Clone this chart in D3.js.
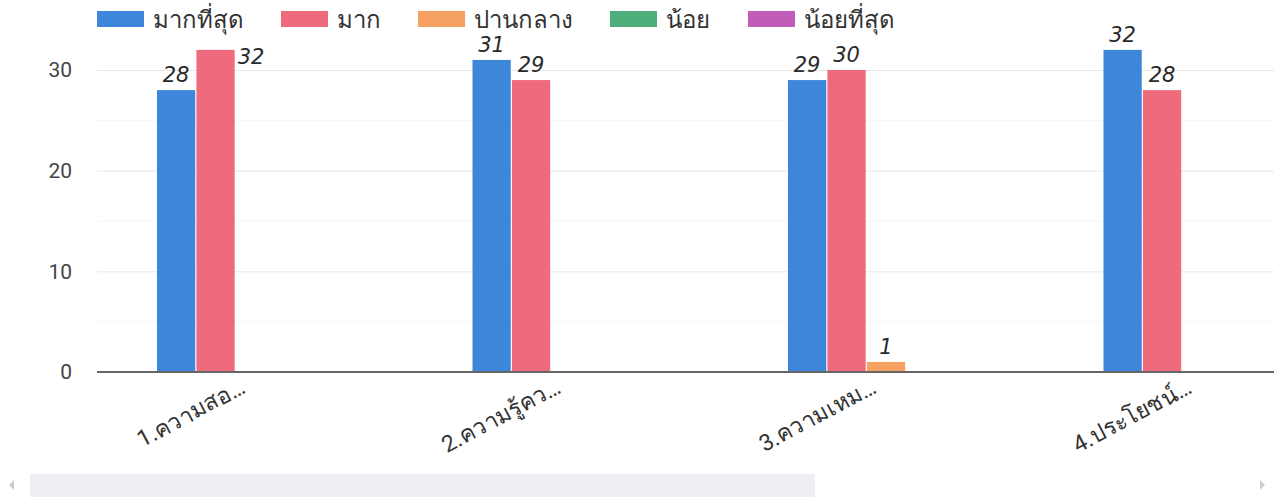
<!DOCTYPE html>
<html>
<head>
<meta charset="utf-8">
<script src="https://cdn.jsdelivr.net/npm/d3@7"></script>
<style>
html,body{margin:0;padding:0;background:#fff;overflow:hidden;}
svg{display:block;}
</style>
</head>
<body>
<svg id="chart" width="1274" height="497"></svg>
<script>
const categories = ["1.ความสอ…", "2.ความรู้คว…", "3.ความเหม…", "4.ประโยชน์…"];
const seriesNames = ["มากที่สุด", "มาก", "ปานกลาง", "น้อย", "น้อยที่สุด"];
const seriesColors = ["#3d86d9", "#ee6a7c", "#f6a062", "#4dae7b", "#c25cb9"];
const valMost = [28, 31, 29, 32];
const valMuch = [32, 29, 30, 28];
const valMedium = [0, 0, 1, 0];
const valLittle = [0, 0, 0, 0];
const valLeast = [0, 0, 0, 0];
const yTicks = [0, 10, 20, 30];
const yMinorTicks = [5, 15, 25];

const seriesValues = [valMost, valMuch, valMedium, valLittle, valLeast];
const svg = d3.select("#chart");
const font = "Roboto, 'Noto Sans', Arial, sans-serif";

const plotLeft = 97, step = 315.5;
const x0 = d3.scaleBand().domain(categories).range([plotLeft, plotLeft + step * categories.length]);
const x1 = d3.scaleBand().domain(seriesNames).range([60, 256]).paddingInner(0.03);
const y = d3.scaleLinear().domain([0, 30]).range([372, 70]);

// minor gridlines
svg.append("g").selectAll("line").data(yMinorTicks).join("line")
  .attr("x1", plotLeft).attr("x2", 1274)
  .attr("y1", d => y(d)).attr("y2", d => y(d))
  .attr("stroke", "#f6f6f6").attr("stroke-width", 1);

// major gridlines + y labels via axis
const yAxis = d3.axisLeft(y).tickValues(yTicks).tickSize(-(1274 - plotLeft)).tickPadding(25);
const gy = svg.append("g").attr("transform", `translate(${plotLeft},0)`).call(yAxis);
gy.select(".domain").remove();
gy.selectAll(".tick line").attr("stroke", "#e8e8e8");
gy.selectAll(".tick text").attr("fill", "#444").style("font-family", font).style("font-size", "21px");

// bars
const groups = svg.append("g").selectAll("g").data(categories).join("g")
  .attr("transform", d => `translate(${x0(d)},0)`);
groups.selectAll("rect").data((c, i) => seriesNames.map((s, k) => ({s, k, v: seriesValues[k][i]})))
  .join("rect")
  .attr("x", d => x1(d.s)).attr("width", x1.bandwidth())
  .attr("y", d => y(d.v)).attr("height", d => y(0) - y(d.v))
  .attr("fill", d => seriesColors[d.k]);

// handwritten value annotations (moved beside the bar when it would hit the legend)
groups.each(function(c, i) {
  const gx0 = x0(c);
  d3.select(this).selectAll("text.val")
    .data(seriesNames.map((s, k) => ({s, k, v: seriesValues[k][i]})).filter(d => d.v > 0))
    .join("text").attr("class", "val")
    .each(function(d) {
      const cx = x1(d.s) + x1.bandwidth() / 2;
      const ty = y(d.v) - 8;
      const nearLegend = ty < 45 && gx0 + cx < 900;
      d3.select(this)
        .attr("x", nearLegend ? x1(d.s) + x1.bandwidth() + 3 : cx)
        .attr("y", nearLegend ? y(d.v) + 14 : ty)
        .attr("text-anchor", nearLegend ? "start" : "middle");
    })
    .attr("fill", "#2a2a2a")
    .style("font-family", "'DejaVu Sans', sans-serif")
    .style("font-style", "italic")
    .style("font-weight", "200")
    .style("font-size", "21px")
    .text(d => d.v);
});

// baseline
svg.append("line").attr("x1", plotLeft).attr("x2", 1274)
  .attr("y1", y(0)).attr("y2", y(0)).attr("stroke", "#666").attr("stroke-width", 2);

// x labels
const xAxis = d3.axisBottom(x0).tickSize(0).tickPadding(0);
const gxa = svg.append("g").attr("transform", `translate(0,${y(0)})`).call(xAxis);
gxa.select(".domain").remove();
gxa.selectAll(".tick text")
  .attr("fill", "#333").style("font-family", font).style("font-size", "23px")
  .attr("text-anchor", "end").attr("dy", 0)
  .attr("transform", "translate(-8,20) rotate(-28)");

// legend
const legendX = [97, 281, 418, 610, 748];
const lg = svg.append("g").selectAll("g").data(seriesNames).join("g")
  .attr("transform", (d, i) => `translate(${legendX[i]},0)`);
lg.append("rect").attr("x", 0).attr("y", 11).attr("width", 47).attr("height", 16)
  .attr("fill", (d, i) => seriesColors[i]);
lg.append("text").attr("x", 56).attr("y", 28)
  .attr("fill", "#333").style("font-family", font).style("font-size", "24px")
  .text(d => d);

// scrollbar
svg.append("rect").attr("x", 30).attr("y", 474).attr("width", 785).attr("height", 23).attr("fill", "#eeeef3");
svg.append("path").attr("d", "M14,480 L9,485 L14,490 Z").attr("fill", "#ccc");
svg.append("path").attr("d", "M1260,480 L1265,485 L1260,490 Z").attr("fill", "#ccc");
</script>
</body>
</html>
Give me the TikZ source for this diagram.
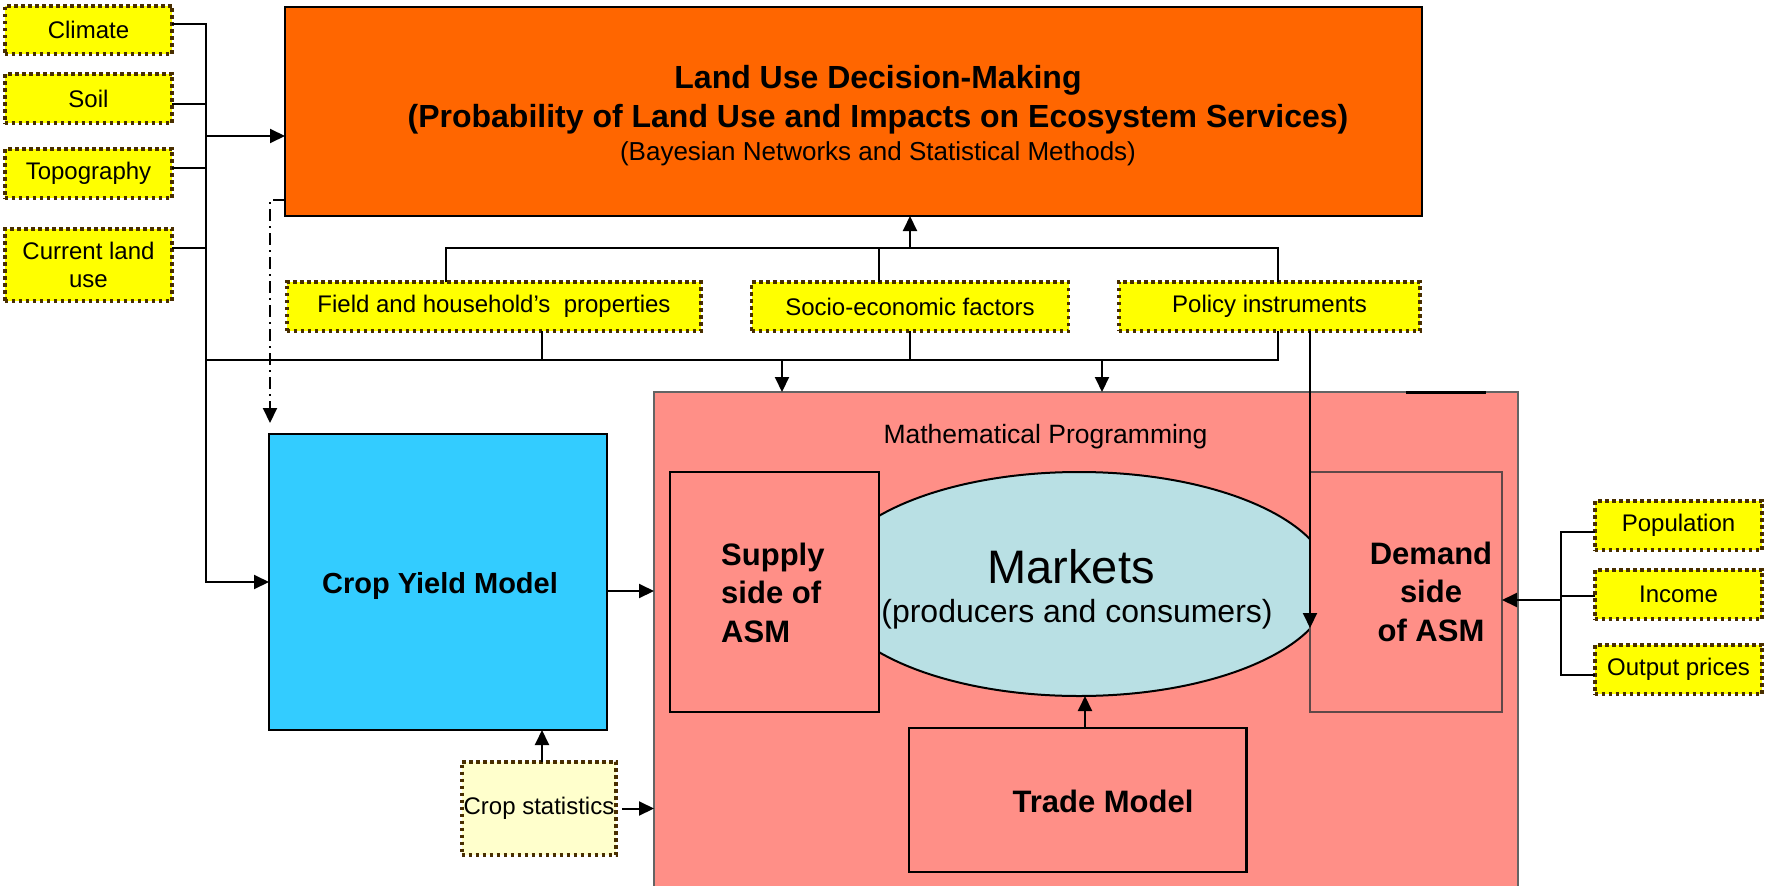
\documentclass[tikz,border=0pt]{standalone}
\usepackage{fontspec}
\setmainfont{Liberation Sans}
\usetikzlibrary{arrows.meta,shapes.geometric}

\definecolor{dotbrown}{RGB}{72,46,0}
\definecolor{inyellow}{RGB}{255,255,0}
\definecolor{paleyellow}{RGB}{255,255,204}
\definecolor{luorange}{RGB}{255,102,0}
\definecolor{cyblue}{RGB}{51,204,255}
\definecolor{mppink}{RGB}{255,143,135}
\definecolor{mktblue}{RGB}{185,224,228}
\definecolor{mpedge}{RGB}{100,100,100}
\definecolor{demedge}{RGB}{95,72,72}

\newcommand{\setfs}[1]{\fontsize{#1}{#1}\selectfont}

\tikzset{
  inputbox/.style={rectangle, fill=inyellow, draw=dotbrown, line width=3.8pt,
    dash pattern=on 3.6pt off 3.4pt, inner sep=0pt, outer sep=0pt,
    font={\setfs{24}}, align=center},
  solidbox/.style={rectangle, draw=black, line width=2.5pt, inner sep=0pt, outer sep=0pt},
  mpbox/.style={solidbox, fill=mppink},
  txt/.style={inner sep=0pt, anchor=base},
  conn/.style={line width=2pt, draw=black},
  arr/.style={conn, -{Triangle[length=15pt,width=14pt]}},
  dashdot/.style={conn, dash pattern=on 12pt off 5pt on 2pt off 5pt,
    -{Triangle[length=15pt,width=14pt,sep=0pt]}},
}

\begin{document}
\begin{tikzpicture}[x=1pt,y=-1pt]
\clip (0,0) rectangle (1767,886);

% ---- Mathematical Programming frame and its parts ----
\node[rectangle, fill=mppink, draw=mpedge, line width=2pt, inner sep=0pt, outer sep=0pt,
      minimum width=864pt, minimum height=520pt, anchor=north west] (mp) at (654,392) {};
\draw[line width=3pt] (1406,392) -- (1486,392);
\node[txt, font={\setfs{26.5}}] at (1045.5,443) {Mathematical Programming};

\node[ellipse, fill=mktblue, draw=black, line width=2pt, inner sep=0pt, outer sep=0pt,
      minimum width=504pt, minimum height=224pt] (mkt) at (1079,584) {};
\node[txt, font={\setfs{47}}] at (1071,583) {Markets};
\node[txt, font={\setfs{32}}] at (1077,622) {(producers and consumers)};

\node[mpbox, minimum width=209pt, minimum height=240pt] (supply) at (774.5,592) {};
\node[txt, anchor=base west, font={\setfs{31}\bfseries}] at (721,565) {Supply};
\node[txt, anchor=base west, font={\setfs{31}\bfseries}] at (721,603) {side of};
\node[txt, anchor=base west, font={\setfs{31}\bfseries}] at (721,642) {ASM};

\node[mpbox, draw=demedge, line width=2pt, minimum width=192pt, minimum height=240pt] (demand) at (1406,592) {};
\node[txt, font={\setfs{31}\bfseries}] at (1431,564) {Demand};
\node[txt, font={\setfs{31}\bfseries}] at (1431,602) {side};
\node[txt, font={\setfs{31}\bfseries}] at (1431,641) {of ASM};

\node[mpbox, minimum width=337.5pt, minimum height=144pt] (trade) at (1077.75,800) {};
\node[txt, font={\setfs{31}\bfseries}] at (1103,812) {Trade Model};

% ---- Land use decision-making ----
\node[solidbox, fill=luorange, minimum width=1137pt, minimum height=209pt] (landuse) at (853.5,111.5) {};
\node[txt, font={\setfs{32}\bfseries}] at (878,88) {Land Use Decision-Making};
\node[txt, font={\setfs{32}\bfseries}] at (878,127) {(Probability of Land Use and Impacts on Ecosystem Services)};
\node[txt, font={\setfs{26}}] at (878,160) {(Bayesian Networks and Statistical Methods)};

% ---- Crop yield model ----
\node[solidbox, fill=cyblue, minimum width=338pt, minimum height=296pt] (cropyield) at (438,582) {};
\node[txt, font={\setfs{29}\bfseries}] at (440,593) {Crop Yield Model};

% ---- Input boxes ----
\node[inputbox, minimum width=167.6pt, minimum height=48.6pt] (climate) at (88.5,30) {Climate};
\node[inputbox, minimum width=167.6pt, minimum height=49.6pt] (soil) at (88.5,98.5) {Soil};
\node[inputbox, minimum width=167.6pt, minimum height=49.6pt] (topo) at (88.5,173.5) {Topography};
\node[inputbox, minimum width=167.6pt, minimum height=72.6pt, font={\fontsize{24}{28}\selectfont}] (curland) at (88.5,265) {Current land\\use};

\node[inputbox, minimum width=414.7pt, minimum height=49pt] (field) at (494,306.75) {Field and household’s~ properties};
\node[inputbox, minimum width=317pt, minimum height=49pt] (socio) at (910,306.75) {Socio-economic factors};
\node[inputbox, minimum width=301.7pt, minimum height=49pt] (policy) at (1269.5,306.75) {Policy instruments};

\node[inputbox, fill=paleyellow, minimum width=154.7pt, minimum height=93.7pt] (cstat) at (539,808.5) {Crop statistics};

\node[inputbox, minimum width=167.6pt, minimum height=49.6pt] (pop) at (1678.5,525.5) {Population};
\node[inputbox, minimum width=167.6pt, minimum height=49.6pt] (income) at (1678.5,594.5) {Income};
\node[inputbox, minimum width=167.6pt, minimum height=49.6pt] (outp) at (1678.5,669.5) {Output prices};

% ---- Left bus: biophysical inputs ----
\coordinate (lbus) at (206,0);
\coordinate (clIn) at ([yshift=6pt]climate.east);
\coordinate (soIn) at ([yshift=-5.5pt]soil.east);
\coordinate (toIn) at ([yshift=5.5pt]topo.east);
\coordinate (cuIn) at ([yshift=17pt]curland.east);
\coordinate (luIn) at ([yshift=-24.5pt]landuse.west);
\draw[arr] (clIn) -| (lbus |- cropyield.west) -- (cropyield.west);
\draw[conn] (soIn) -- (soIn -| lbus);
\draw[conn] (toIn) -- (toIn -| lbus);
\draw[conn] (cuIn) -- (cuIn -| lbus);
\draw[arr] (luIn -| lbus) -- (luIn);

% ---- Land use feeds crop yield (dash-dot) ----
\draw[dashdot] ([yshift=16pt]landuse.south west) -| ([xshift=1pt,yshift=11pt]cropyield.north west);

% ---- Upper bus: factors into land use decision-making ----
\coordinate (upY) at (0,247.5);
\coordinate (fUp) at ([xshift=-48pt]field.north);
\coordinate (sUp) at ([xshift=-31pt]socio.north);
\coordinate (pUp) at ([xshift=8.5pt]policy.north);
\draw[conn] (fUp) |- (pUp |- upY) -- (pUp);
\draw[conn] (sUp) -- (sUp |- upY);
\draw[arr] (socio.north |- upY) -- (socio.north |- landuse.south);

% ---- Lower bus: factors into mathematical programming ----
\coordinate (lowY) at (0,360);
\coordinate (fDn) at ([xshift=48pt]field.south);
\coordinate (pDn) at ([xshift=8.5pt]policy.south);
\draw[conn] (lbus |- lowY) -- (pDn |- lowY) -- (pDn);
\draw[conn] (fDn) -- (fDn |- lowY);
\draw[conn] (socio.south) -- (socio.south |- lowY);
\coordinate (mpA) at (782,360);
\coordinate (mpB) at (1102,360);
\draw[arr] (mpA) -- (mpA |- mp.north);
\draw[arr] (mpB) -- (mpB |- mp.north);

% ---- Policy instruments into demand side ----
\coordinate (pD2) at ([xshift=40.5pt]policy.south);
\coordinate (demIn) at ([yshift=-36pt]demand.west);
\draw[arr] (pD2) -- (pD2 |- demIn);

% ---- Crop yield and statistics ----
\coordinate (cyOut) at ([yshift=-9pt]cropyield.east);
\draw[arr] (cyOut) -- (cyOut -| mp.west);
\draw[arr] ([xshift=3pt]cstat.north) -- ([xshift=3pt]cstat.north |- cropyield.south);
\coordinate (csOut) at ([xshift=5.6pt]cstat.east);
\draw[arr] (csOut) -- (csOut -| mp.west);

% ---- Trade model into markets ----
\coordinate (trOut) at ([xshift=7.25pt]trade.north);
\draw[arr] (trOut) -- (trOut |- mkt.south);

% ---- Right bus: demand drivers ----
\coordinate (rbus) at (1561,0);
\coordinate (pIn) at ([yshift=-6.5pt]pop.west);
\coordinate (iIn) at ([yshift=-1.5pt]income.west);
\coordinate (oIn) at ([yshift=-5.5pt]outp.west);
\coordinate (dIn) at ([yshift=-8pt]demand.east);
\draw[conn] (pIn) -| (rbus |- oIn) -- (oIn);
\draw[conn] (iIn) -- (iIn -| rbus);
\draw[arr] (dIn -| rbus) -- (dIn);
\end{tikzpicture}
\end{document}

▬▬▬▬▬▬▬▬▬▬

→ DIRECTIONS: From the listing, copy every line where the string "this" appears.

→ SOLUTION TO THE EXERCISE:
Clone this chart in D3.js.
  d3.select(this).selectAll("text.val")
      d3.select(this)
Give me the TikZ source for this diagram.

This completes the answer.